青春要素全部盛り!みたいなあらすじだけど、爽やかながら確かな読後感があります。日本の漫画の精緻さが少し苦手な私にとっては海外コミックのラフな作画はたすかる。おすすめの海外漫画作品あったらぜひ教えてください。


ショーン・タン『いぬ』河出書房新社
「かつて、わたしときみはまったくの他者だった」。

オーストラリアの絵本作家・映像作家。異常だけどありふれた、シュールだけど世界の本質に迫るような作品をつくる人です。
シュールめがお好きな方には『セミ』がおすすめ。やさしい感じがお好きな方には『エリック』もおすすめです。


李禹煥『両義の表現』みすず書房
国立新美術館で今年展示のあった李禹煥(リ・ウーファン)の2021年発刊エッセイ。

立体作品も平面作品も好きですが、とりわけ李禹煥のことばが好きです。ひろびろとした平地におおきな岩がしずかに置かれているような、まさにそんなことばを紡ぐ人です。


信田さよ子・上間陽子『言葉を失ったあとで』筑摩書房
「聞くの実際」。アディクション・DVの第一人者と、沖縄で社会調査を続ける教育学者。それぞれの来歴から被害/加害をめぐる理解の仕方まで、とことん具体的に語りあった対談集。

暴力の社会学に関心があり読んだ中の一冊ですが、専門家同士の対談を読むことができるというのは貴重。インタビューの場所はマックでもスタバでもなくモスバーガーがよい、という話が目から鱗でこの一年モスバーガーの前を通るたびにこの本を思い出した。


中島隆博『荘子の哲学』講談社
『荘子』をめぐる研究史とその思想の内実を東洋思想だけでなく欧米圏での研究や現代西洋哲学との交差まで辿れる、明快かつ斬新な荘子読解書。

昨年自分の誕生日プレゼントに『哲学の木』という事典を買ったのですが、その中で「愛」の頁を担当していたのが中島隆博。そこで触れられていた荘子思想に関心を持っていたもののどこから手をつけて良いか分からずぼーっとしていた私にこの夏救世本が!
大学の卒論テーマ決めのとき、「(哲学の上では)他者はわかりえないとされるけど、それでも実世界ではいまこの人の気持ちが完全にわかった、と思う瞬間がある。それについて考えたい。

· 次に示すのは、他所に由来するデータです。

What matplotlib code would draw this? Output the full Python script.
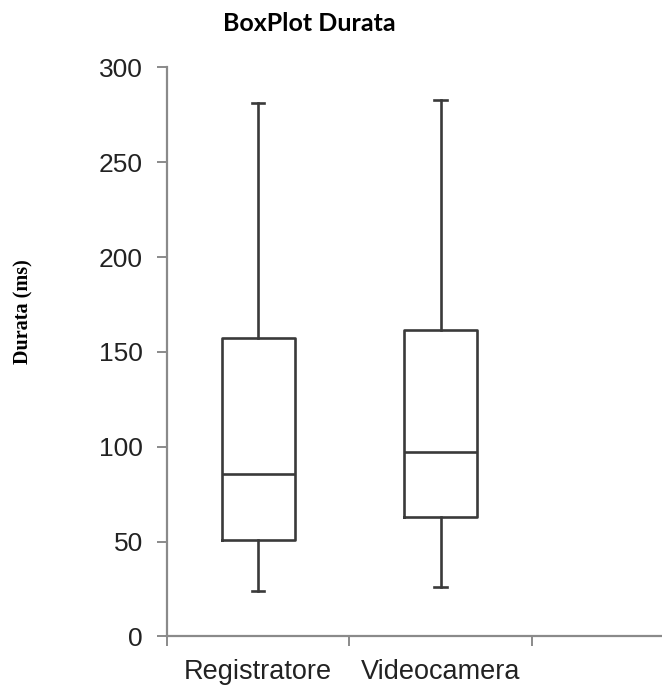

」と言った私にレヴィナスをやるのはどうかと勧めた教授は、レヴィナス発→中島経由→荘子着を見据えていたのではないかと思えてならない。向こう5年くらい荘子荘子と言ってそうです。


千葉雅也『現代思想入門』講談社
デリダ、ドゥルーズ、フーコー、ラカン、メイヤスー。複雑な世界の現実を高解像度で捉え、人生をハックする、「現代思想」のパースペクティブ。

千葉雅也の考えがもともと好みではあるけれど、その贔屓目を以ってしても読みやすすぎ&分かりやすすぎで千葉の方向へ五体投地の有難み。この本が新書として広く売られていることの有難みもやばい。普通こういうのは新宿紀伊國屋書店あるいは池袋ジュンク堂の哲学棚へ赴き5千円払わないと読めません。なんとこちら900円。


古田徹也『このゲームにはゴールがない ひとの心の哲学』筑摩書房
「娘が卵焼きの味について本音を隠したと気づいた後、彼女は私にとって遠い存在になり、それによって、むしろ以前よりも近い存在になった」。

小学4年生の週末、父と夕飯に使うケチャップを買いにコンビニに買い出しに行った帰り道、父が「夕日きれいだね!あの赤はすごいね!」と言った。その時にふと、ふと、「父の見ている赤と私の見ている赤は本当に同じなのだろうか」と不安になり、そこから私の人生の影は一層濃くなってしまいました。(事実)
この本はそういう本です。笑
哲学の中に「心の哲学」と呼ばれる分野があります。名の通り「心とはなにか?」を考える哲学系ですが、その研究者による思想書。古田さんの日常に向ける着眼点をたのしく読んでいるうちに、ウィトゲンシュタインの「言語ゲーム」の概念など心の哲学の基礎概念を理解でき、現在進行形の思想に触れることまでできます。